The next day, after an impromptu stop at Tetsuya’s school, we drive to Kenmi Shrine, a place that’s said to banish demons. There are no straight lines or easy roads in Miyoshi. We wind through the mountains like slalom skiers, often having to stop and reverse back down the road to let other cars pass.
Tetsuya and I converse using a mix of English and Japanese, choosing simple words and sentences to get our meanings across. Speaking in Japanese makes me more open and sincere – being coy is a luxury available only to those with good vocabularies.
Perhaps it’s the same for Tetsuya, who speaks frankly about his life. Though we’re around the same age, our lives are starkly different. Tetsuya tells me that he, his wife, and his three sons all live with his mother in law. It’s noisy, he tells me, and a bit chaotic. Tetsuya spends his life in service to his family, their goals and ambitions.
Tetsuya works hard on his English, taking lessons when he can, and would love to visit Australia. He concedes, though, this won’t be for a while.
“It is hard to have dreams when you have children,” he tells me.
There’s nothing self-pitying about this revelation.

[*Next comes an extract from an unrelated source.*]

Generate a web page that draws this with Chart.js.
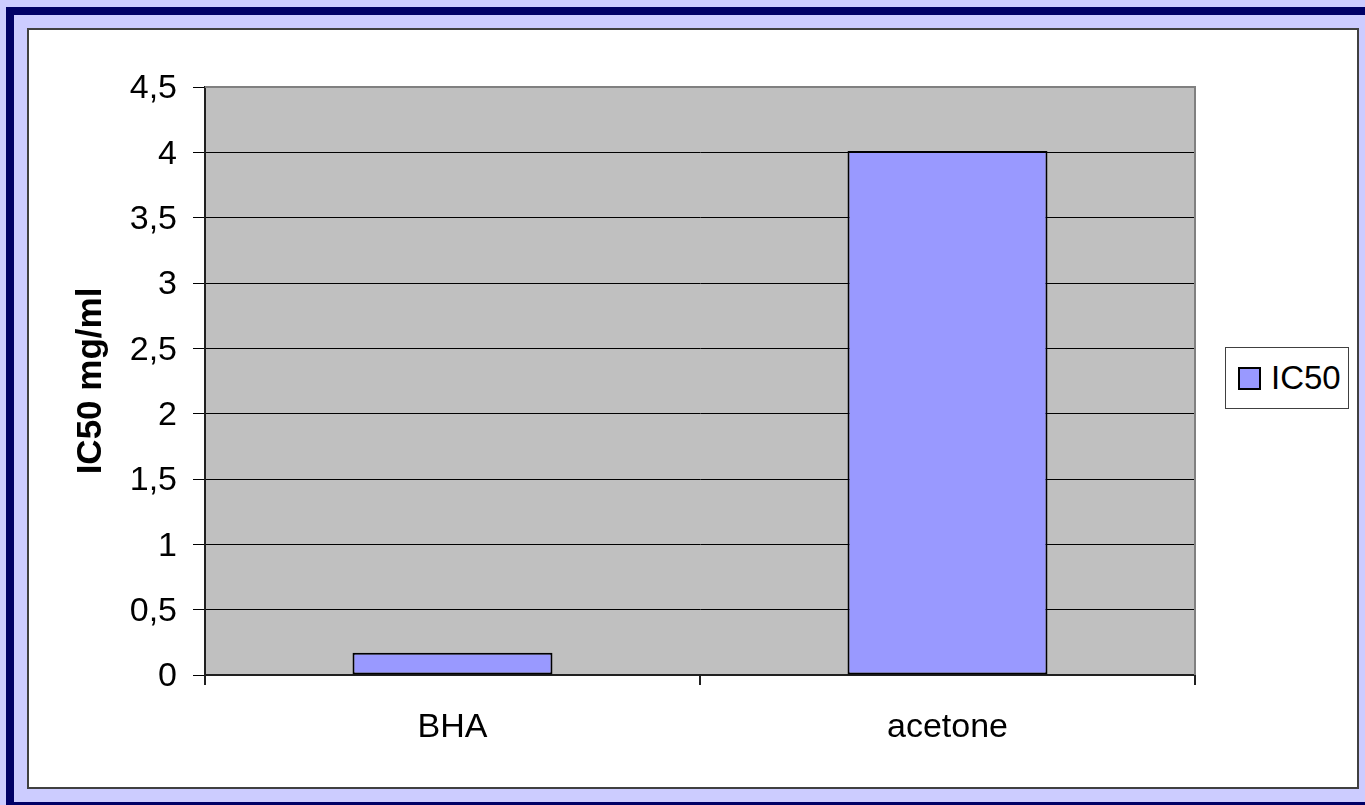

There are just the words of a busy man pulled in too many directions.
“Do you want to come back to Miyoshi one day?” I ask.
He thinks for a moment.
“Yes, but it is hard. I can’t cook like my mother, so I can’t run the guest house. But I look at my father and see that he’s getting old…”
He trails off. There are no easy answers here.
The day that I leave, Miyoko and I sit for a while in her kitchen after eating breakfast together. Her son has returned home and her husband is back at the tea factory. He left so early I didn’t have a chance to say goodbye.
“I used to think these Mountains were lonely as a child,” she tells me. “But now I like them.”
“This is a very important, very special place,” I say. “Thank you for having me.”
She blinks a couple of times, her eyes watery. She nods.
We both look out the window for a while. Thick, cloud-like mist has formed and is swirling around the mountain peaks like water.
“One time when my son was very small, I got a call from his school teacher,” she says. “Tetsuya had told her he lived in a sea of clouds.”
Miyoko clutches her heart and closes her eyes.
“We both thought that was so beautiful.”
I can’t stay too late. The car needs to be dropped off on the other side of the island, a few hours’ drive away.
“This isn’t goodbye forever,” I say. “Just goodbye for now”.
I watch in the rear view mirror as she waves until I’m out of sight.
Once again, Miyoko is alone.
I'm currently dreaming about going on a trip to Japan. This was so lovely to think about the remote places to experience. What inspired you to go to Miyoshi?
Such beautiful writing. You really painted the picture and transported all of us to that mountain town, without the harrowing drive up the winding road. I hope more people see this and visit!